Констанция бросилась вон из комнаты – но за дверью не было ни души. Значит, ей явился призрак. Осознав это, молодая женщина упала в обморок прямо у подножия лестницы, где не менее часа спустя ее обнаружила горничная. Письмо сэра Филиппа она сжимала в руке. Едва придя в себя, Констанция со страхом подумала, не прочел ли кто письмо. Нет: вот же в ее пальцах смятый комок бумаги – она так и не разжала хватку.
– Мой супруг приехал? – спросила она у горничной.
– Нет, мэм.
– Ты уверена?
– Уверена, мэм, – ответила удивленная девушка.

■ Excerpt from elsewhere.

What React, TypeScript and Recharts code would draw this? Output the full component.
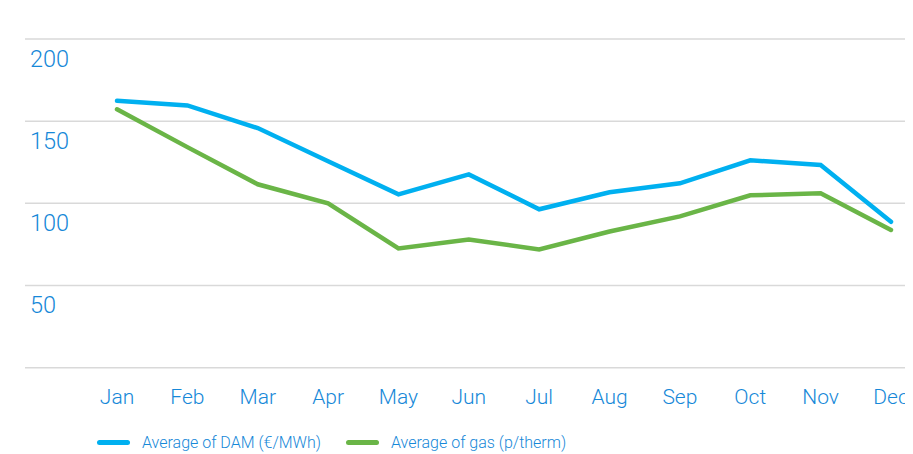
import { CartesianGrid, Line, LineChart, XAxis, YAxis } from "recharts";

const months = ["Jan", "Feb", "Mar", "Apr", "May", "Jun", "Jul", "Aug", "Sep", "Oct", "Nov", "Dec"];
const damValues = [162.4, 159.6, 145.8, 125.6, 105.5, 117.6, 96.4, 106.7, 112.2, 126.2, 123.3, 88.8];
const gasValues = [157.2, 134.2, 111.6, 100.0, 72.6, 78.0, 72.0, 82.9, 92.1, 104.9, 106.1, 83.8];
const yTicks = [0, 50, 100, 150, 200];

const BLUE = "#00b0f0";
const GREEN = "#6ab547";
const TEXT = "#1688d8";
const FONT = "Roboto, 'Liberation Sans', sans-serif";

const chartData = months.map((m, i) => ({
  month: m,
  dam: damValues[i],
  gas: gasValues[i],
}));

// labels sit just under their gridline, left aligned
const YTick = ({ y, payload }: any) => {
  if (payload.value === 0) return null;
  return (
    <text x={22} y={y + 27.5} fill={TEXT} fontSize={23.5} fontWeight={300} fontFamily={FONT} textAnchor="start">
      {payload.value}
    </text>
  );
};

const XTick = ({ x, y, payload }: any) => (
  <text x={x} y={y + 28} fill={TEXT} fontSize={21} fontWeight={300} fontFamily={FONT} textAnchor="middle">
    {payload.value}
  </text>
);

export default function App() {
  const legend = [
    { name: "Average of DAM (€/MWh)", color: BLUE },
    { name: "Average of gas (p/therm)", color: GREEN },
  ];
  return (
    <div style={{ width: 905, fontFamily: FONT }}>
      <LineChart width={905} height={410} data={chartData} margin={{ top: 31, right: 0, bottom: 0, left: 0 }}>
        <CartesianGrid vertical={false} stroke="#d9d9d9" strokeWidth={1.5} />
        <XAxis
          dataKey="month"
          axisLine={false}
          tickLine={false}
          height={50.3}
          padding={{ left: 92, right: 22 }}
          tick={<XTick />}
          interval={0}
        />
        <YAxis
          domain={[0, 200]}
          ticks={yTicks}
          width={17}
          axisLine={false}
          tickLine={false}
          tick={<YTick />}
        />
        <Line type="linear" dataKey="dam" stroke={BLUE} strokeWidth={4.5} dot={false} strokeLinecap="round" isAnimationActive={false} />
        <Line type="linear" dataKey="gas" stroke={GREEN} strokeWidth={4.5} dot={false} strokeLinecap="round" isAnimationActive={false} />
      </LineChart>
      <div style={{ height: 48, display: "flex", alignItems: "center", paddingLeft: 89 }}>
        {legend.map((item) => (
          <div key={item.name} style={{ display: "flex", alignItems: "center", marginRight: 25 }}>
            <span style={{ display: "inline-block", width: 33, height: 5, borderRadius: 3, backgroundColor: item.color }} />
            <span style={{ marginLeft: 12, fontSize: 16, fontWeight: 300, color: TEXT }}>{item.name}</span>
          </div>
        ))}
      </div>
    </div>
  );
}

Минула ночь, но от Хамфри Мардайка не было никаких вестей, хотя его грум, приведший домой коня, на котором охотился господин, думал, что застанет его в Холмвуде.
– Сэр Хамфри уехал прежде меня, – твердил грум. – Не иначе как к Скарсдейлу свернул. Когда джентльмены после охоты разъезжались – в понедельник то бишь, – сэр Филипп его зазывал в замок переночевать, я сам слышал.